### Exercise task
In this exercise, return the whole listing exactly, excluding any images.
━━━
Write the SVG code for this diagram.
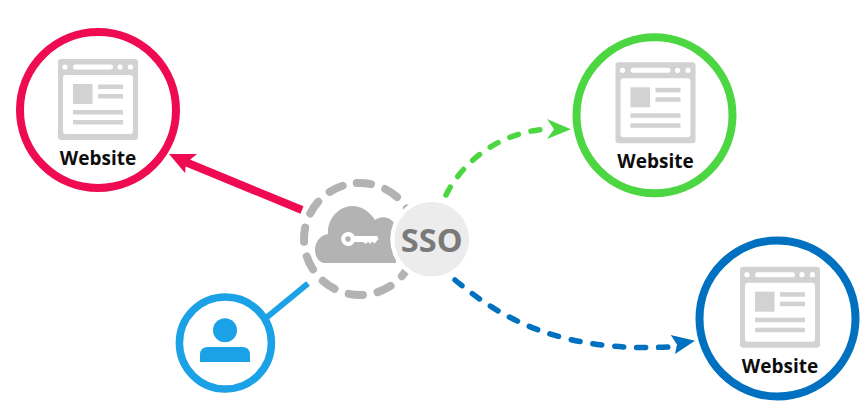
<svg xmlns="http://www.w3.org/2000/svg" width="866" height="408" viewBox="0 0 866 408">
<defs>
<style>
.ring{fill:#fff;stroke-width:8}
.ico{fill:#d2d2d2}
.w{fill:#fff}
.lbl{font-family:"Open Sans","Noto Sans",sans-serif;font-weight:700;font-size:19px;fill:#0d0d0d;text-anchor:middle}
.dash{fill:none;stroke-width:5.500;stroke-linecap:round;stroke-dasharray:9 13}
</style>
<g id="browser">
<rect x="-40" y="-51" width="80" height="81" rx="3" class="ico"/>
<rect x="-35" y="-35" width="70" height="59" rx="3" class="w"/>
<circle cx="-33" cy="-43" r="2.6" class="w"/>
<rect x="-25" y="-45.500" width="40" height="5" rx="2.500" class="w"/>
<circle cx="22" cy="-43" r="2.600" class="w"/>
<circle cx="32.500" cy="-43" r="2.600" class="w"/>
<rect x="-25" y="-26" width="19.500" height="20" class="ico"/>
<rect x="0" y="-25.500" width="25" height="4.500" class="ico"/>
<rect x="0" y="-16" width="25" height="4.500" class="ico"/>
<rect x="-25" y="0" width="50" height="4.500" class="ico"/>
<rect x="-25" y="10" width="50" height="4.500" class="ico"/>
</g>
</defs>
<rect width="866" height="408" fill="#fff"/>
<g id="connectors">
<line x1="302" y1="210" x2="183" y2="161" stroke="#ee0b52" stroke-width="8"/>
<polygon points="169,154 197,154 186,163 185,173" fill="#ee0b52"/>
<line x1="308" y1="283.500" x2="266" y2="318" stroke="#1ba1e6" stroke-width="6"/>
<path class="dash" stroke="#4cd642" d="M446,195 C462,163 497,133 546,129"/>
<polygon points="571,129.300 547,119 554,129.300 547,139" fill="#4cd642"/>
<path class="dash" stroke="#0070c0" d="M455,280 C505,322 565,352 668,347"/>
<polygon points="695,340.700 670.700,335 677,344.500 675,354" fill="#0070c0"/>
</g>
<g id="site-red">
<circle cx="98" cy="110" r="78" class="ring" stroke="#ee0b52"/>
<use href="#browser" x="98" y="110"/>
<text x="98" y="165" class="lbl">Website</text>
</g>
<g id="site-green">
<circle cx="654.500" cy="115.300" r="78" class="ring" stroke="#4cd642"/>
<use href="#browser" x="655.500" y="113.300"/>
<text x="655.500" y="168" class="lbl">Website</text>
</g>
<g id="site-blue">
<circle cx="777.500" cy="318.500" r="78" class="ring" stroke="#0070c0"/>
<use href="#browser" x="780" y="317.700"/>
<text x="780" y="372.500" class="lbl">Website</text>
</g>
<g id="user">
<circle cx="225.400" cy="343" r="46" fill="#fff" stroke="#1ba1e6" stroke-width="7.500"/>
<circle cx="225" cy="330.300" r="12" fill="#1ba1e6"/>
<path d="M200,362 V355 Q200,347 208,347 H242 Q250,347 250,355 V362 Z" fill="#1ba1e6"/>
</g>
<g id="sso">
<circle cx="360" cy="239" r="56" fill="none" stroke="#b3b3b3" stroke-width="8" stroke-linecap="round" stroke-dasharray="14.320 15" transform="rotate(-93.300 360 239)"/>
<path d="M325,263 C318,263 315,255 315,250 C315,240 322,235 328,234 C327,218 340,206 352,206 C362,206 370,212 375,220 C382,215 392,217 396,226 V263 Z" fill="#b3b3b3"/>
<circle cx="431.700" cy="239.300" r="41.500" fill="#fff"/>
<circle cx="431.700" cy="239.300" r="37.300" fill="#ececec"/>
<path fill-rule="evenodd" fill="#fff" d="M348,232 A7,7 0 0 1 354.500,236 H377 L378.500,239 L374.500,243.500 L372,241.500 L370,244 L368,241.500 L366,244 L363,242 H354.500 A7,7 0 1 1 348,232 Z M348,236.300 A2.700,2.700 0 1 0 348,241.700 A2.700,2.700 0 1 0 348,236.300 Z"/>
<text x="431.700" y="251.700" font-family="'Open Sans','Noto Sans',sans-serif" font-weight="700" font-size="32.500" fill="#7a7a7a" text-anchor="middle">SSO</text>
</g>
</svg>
━━━
### Response to the exercise
Write the SVG code for this diagram.
<svg xmlns="http://www.w3.org/2000/svg" width="866" height="408" viewBox="0 0 866 408">
<defs>
<style>
.ring{fill:#fff;stroke-width:8}
.ico{fill:#d2d2d2}
.w{fill:#fff}
.lbl{font-family:"Open Sans","Noto Sans",sans-serif;font-weight:700;font-size:19px;fill:#0d0d0d;text-anchor:middle}
.dash{fill:none;stroke-width:5.500;stroke-linecap:round;stroke-dasharray:9 13}
</style>
<g id="browser">
<rect x="-40" y="-51" width="80" height="81" rx="3" class="ico"/>
<rect x="-35" y="-35" width="70" height="59" rx="3" class="w"/>
<circle cx="-33" cy="-43" r="2.6" class="w"/>
<rect x="-25" y="-45.500" width="40" height="5" rx="2.500" class="w"/>
<circle cx="22" cy="-43" r="2.600" class="w"/>
<circle cx="32.500" cy="-43" r="2.600" class="w"/>
<rect x="-25" y="-26" width="19.500" height="20" class="ico"/>
<rect x="0" y="-25.500" width="25" height="4.500" class="ico"/>
<rect x="0" y="-16" width="25" height="4.500" class="ico"/>
<rect x="-25" y="0" width="50" height="4.500" class="ico"/>
<rect x="-25" y="10" width="50" height="4.500" class="ico"/>
</g>
</defs>
<rect width="866" height="408" fill="#fff"/>
<g id="connectors">
<line x1="302" y1="210" x2="183" y2="161" stroke="#ee0b52" stroke-width="8"/>
<polygon points="169,154 197,154 186,163 185,173" fill="#ee0b52"/>
<line x1="308" y1="283.500" x2="266" y2="318" stroke="#1ba1e6" stroke-width="6"/>
<path class="dash" stroke="#4cd642" d="M446,195 C462,163 497,133 546,129"/>
<polygon points="571,129.300 547,119 554,129.300 547,139" fill="#4cd642"/>
<path class="dash" stroke="#0070c0" d="M455,280 C505,322 565,352 668,347"/>
<polygon points="695,340.700 670.700,335 677,344.500 675,354" fill="#0070c0"/>
</g>
<g id="site-red">
<circle cx="98" cy="110" r="78" class="ring" stroke="#ee0b52"/>
<use href="#browser" x="98" y="110"/>
<text x="98" y="165" class="lbl">Website</text>
</g>
<g id="site-green">
<circle cx="654.500" cy="115.300" r="78" class="ring" stroke="#4cd642"/>
<use href="#browser" x="655.500" y="113.300"/>
<text x="655.500" y="168" class="lbl">Website</text>
</g>
<g id="site-blue">
<circle cx="777.500" cy="318.500" r="78" class="ring" stroke="#0070c0"/>
<use href="#browser" x="780" y="317.700"/>
<text x="780" y="372.500" class="lbl">Website</text>
</g>
<g id="user">
<circle cx="225.400" cy="343" r="46" fill="#fff" stroke="#1ba1e6" stroke-width="7.500"/>
<circle cx="225" cy="330.300" r="12" fill="#1ba1e6"/>
<path d="M200,362 V355 Q200,347 208,347 H242 Q250,347 250,355 V362 Z" fill="#1ba1e6"/>
</g>
<g id="sso">
<circle cx="360" cy="239" r="56" fill="none" stroke="#b3b3b3" stroke-width="8" stroke-linecap="round" stroke-dasharray="14.320 15" transform="rotate(-93.300 360 239)"/>
<path d="M325,263 C318,263 315,255 315,250 C315,240 322,235 328,234 C327,218 340,206 352,206 C362,206 370,212 375,220 C382,215 392,217 396,226 V263 Z" fill="#b3b3b3"/>
<circle cx="431.700" cy="239.300" r="41.500" fill="#fff"/>
<circle cx="431.700" cy="239.300" r="37.300" fill="#ececec"/>
<path fill-rule="evenodd" fill="#fff" d="M348,232 A7,7 0 0 1 354.500,236 H377 L378.500,239 L374.500,243.500 L372,241.500 L370,244 L368,241.500 L366,244 L363,242 H354.500 A7,7 0 1 1 348,232 Z M348,236.300 A2.700,2.700 0 1 0 348,241.700 A2.700,2.700 0 1 0 348,236.300 Z"/>
<text x="431.700" y="251.700" font-family="'Open Sans','Noto Sans',sans-serif" font-weight="700" font-size="32.500" fill="#7a7a7a" text-anchor="middle">SSO</text>
</g>
</svg>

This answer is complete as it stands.